SET EXERCISE
Take every line from the first down to the line with "from matplotlib.lines import Line2D" and set it down exactly, without the pictures.

DATA PROVIDED
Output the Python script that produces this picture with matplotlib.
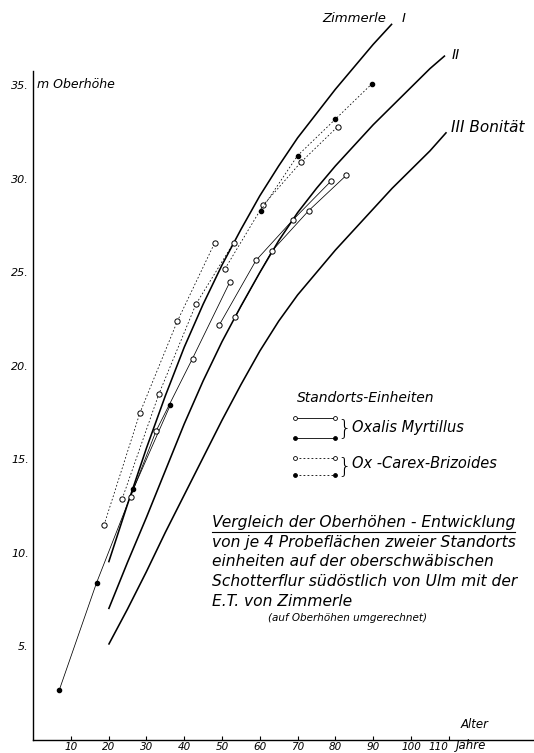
import matplotlib
matplotlib.use("Agg")
import matplotlib.pyplot as plt
from matplotlib.lines import Line2D

# Zimmerle yield-table top-height curves (age in years, top height in m)
zim_I_age = [20, 25, 30, 35, 40, 45, 50, 55, 60, 65, 70, 75, 80, 85, 90, 95]
zim_I_h = [9.5, 12.6, 15.6, 18.4, 21.0, 23.3, 25.4, 27.3, 29.1, 30.7, 32.2, 33.5, 34.8, 36.0, 37.2, 38.3]
zim_II_age = [20, 25, 30, 35, 40, 45, 50, 55, 60, 65, 70, 75, 80, 85, 90, 95, 100, 105, 109]
zim_II_h = [7.0, 9.5, 11.9, 14.4, 16.9, 19.2, 21.3, 23.2, 25.0, 26.7, 28.2, 29.5, 30.7, 31.8, 32.9, 33.9, 34.9, 35.9, 36.6]
zim_III_age = [20, 25, 30, 35, 40, 45, 50, 55, 60, 65, 70, 75, 80, 85, 90, 95, 100, 105, 109.4]
zim_III_h = [5.1, 7.0, 9.0, 11.1, 13.1, 15.1, 17.1, 19.0, 20.8, 22.4, 23.8, 25.0, 26.2, 27.3, 28.4, 29.5, 30.5, 31.5, 32.5]

# Oxalis-Myrtillus sample plots
om_filled_age = [7.0, 16.8, 26.5, 36.3]
om_filled_h = [2.7, 8.4, 13.4, 17.9]
om_open_a_age = [25.8, 32.5, 42.2, 52.1]
om_open_a_h = [13.0, 16.5, 20.4, 24.5]
om_open_b_age = [49.3, 59.0, 68.7, 78.9]
om_open_b_h = [22.2, 25.65, 27.8, 29.9]
om_open_c_age = [53.4, 63.2, 72.9, 82.9]
om_open_c_h = [22.6, 26.15, 28.3, 30.2]

# Oxalis-Carex-Brizoides sample plots
cb_open_a_age = [18.8, 28.3, 38.2, 48.1]
cb_open_a_h = [11.5, 17.5, 22.4, 26.6]
cb_open_b_age = [23.6, 33.3, 43.1, 53.1]
cb_open_b_h = [12.9, 18.5, 23.3, 26.6]
cb_open_c_age = [50.8, 60.9, 70.9, 80.6]
cb_open_c_h = [25.2, 28.6, 30.9, 32.8]
cb_filled_age = [60.2, 70.0, 80.0, 89.7]
cb_filled_h = [28.3, 31.25, 33.2, 35.1]

x_ticks = [10, 20, 30, 40, 50, 60, 70, 80, 90, 100, 110]
y_ticks = [5, 10, 15, 20, 25, 30, 35]

W, H = 534, 753
plt.rcParams["font.family"] = ["DejaVu Sans"]
plt.rcParams["font.style"] = "italic"

fig = plt.figure(figsize=(W / 100, H / 100), dpi=100)
ax = fig.add_axes([33 / W, 13 / H, (W - 33) / W, 740 / H])
ax.set_xlim(0, (W - 33) / 3.78)
ax.set_ylim(0, 740 / 18.7)


def fp(px, py):
    return px / W, 1 - py / H


# yield-table curves
for a, h in [(zim_I_age, zim_I_h), (zim_II_age, zim_II_h), (zim_III_age, zim_III_h)]:
    ax.plot(a, h, color="black", lw=1.15, solid_capstyle="butt", clip_on=False)

open_kw = dict(marker="o", ms=3.8, mfc="white", mec="black", mew=0.7, color="black", lw=0.55)
fill_kw = dict(marker="o", ms=3.0, mfc="black", mec="black", color="black", lw=0.55)
dash = (0, (2.2, 2.6))

ax.plot(om_filled_age, om_filled_h, **fill_kw)
for a, h in [(om_open_a_age, om_open_a_h), (om_open_b_age, om_open_b_h), (om_open_c_age, om_open_c_h)]:
    ax.plot(a, h, **open_kw)
for a, h in [(cb_open_a_age, cb_open_a_h), (cb_open_b_age, cb_open_b_h), (cb_open_c_age, cb_open_c_h)]:
    ax.plot(a, h, ls=dash, **open_kw)
ax.plot(cb_filled_age, cb_filled_h, ls=dash, **fill_kw)

# axes
for s in ["top", "right"]:
    ax.spines[s].set_visible(False)
ax.spines["left"].set_bounds(0, 35.8)
ax.spines["left"].set_linewidth(1.0)
ax.spines["bottom"].set_linewidth(1.0)
ax.set_xticks(x_ticks)
ax.set_xticklabels([str(v) for v in x_ticks])
ax.set_yticks(y_ticks)
ax.set_yticklabels([f"{v}." for v in y_ticks])
ax.tick_params(axis="x", direction="in", length=3, width=0.8, pad=1.5, labelsize=7.5)
ax.tick_params(axis="y", direction="out", length=0, width=0.8, pad=3, labelsize=8)
ax.get_xticklabels()[-1].set_horizontalalignment("right")

tk = dict(color="black", style="italic")
fig.text(*fp(456, 746), "Jahre", ha="left", va="center", fontsize=8.5, **tk)
fig.text(*fp(461, 724), "Alter", ha="left", va="center", fontsize=8.5, **tk)
fig.text(*fp(37, 85), "m Oberhöhe", ha="left", va="center", fontsize=9, **tk)
fig.text(*fp(322, 18), "Zimmerle", ha="left", va="center", fontsize=9.5, **tk)
fig.text(*fp(402, 18), "I", ha="left", va="center", fontsize=9.5, **tk)
fig.text(*fp(452, 55), "II", ha="left", va="center", fontsize=10, **tk)
fig.text(*fp(451, 128), "III Bonität", ha="left", va="center", fontsize=11, **tk)

# legend
fig.text(*fp(297, 398), "Standorts-Einheiten", ha="left", va="center", fontsize=10, **tk)
leg_rows = [(418, "-", "white"), (438, "-", "black"), (458, dash, "white"), (475, dash, "black")]
for py, ls, fc in leg_rows:
    y = 1 - py / H
    fig.add_artist(Line2D([295 / W, 335 / W], [y, y], color="black", lw=0.6, ls=ls,
                          marker="o", ms=2.8, mfc=fc, mec="black", mew=0.6))
fig.text(*fp(337, 428), "}", ha="left", va="center", fontsize=16, style="normal",
         fontweight="light", color="black")
fig.text(*fp(337, 466), "}", ha="left", va="center", fontsize=16, style="normal",
         fontweight="light", color="black")
fig.text(*fp(352, 427), "Oxalis Myrtillus", ha="left", va="center", fontsize=10.5, **tk)
fig.text(*fp(352, 463), "Ox -Carex-Brizoides", ha="left", va="center", fontsize=10.5, **tk)

# caption
cap = [
    (523, "Vergleich der Oberhöhen - Entwicklung"),
    (543, "von je 4 Probeflächen zweier Standorts"),
    (562, "einheiten auf der oberschwäbischen"),
    (582, "Schotterflur südöstlich von Ulm mit der"),
    (601, "E.T. von Zimmerle"),
]
first = None
for py, s in cap:
    t = fig.text(*fp(212, py), s, ha="left", va="center", fontsize=11.2, **tk)
    if first is None:
        first = t
fig.text(*fp(268, 618), "(auf Oberhöhen umgerechnet)", ha="left", va="center", fontsize=7.5, **tk)

fig.canvas.draw()
bb = first.get_window_extent()
uy = (bb.y0 - 1) / H
fig.add_artist(Line2D([bb.x0 / W, bb.x1 / W], [uy, uy], color="black", lw=0.8))

fig.savefig("out.png", dpi=100)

FINAL ANSWER
Output the Python script that produces this picture with matplotlib.
import matplotlib
matplotlib.use("Agg")
import matplotlib.pyplot as plt
from matplotlib.lines import Line2D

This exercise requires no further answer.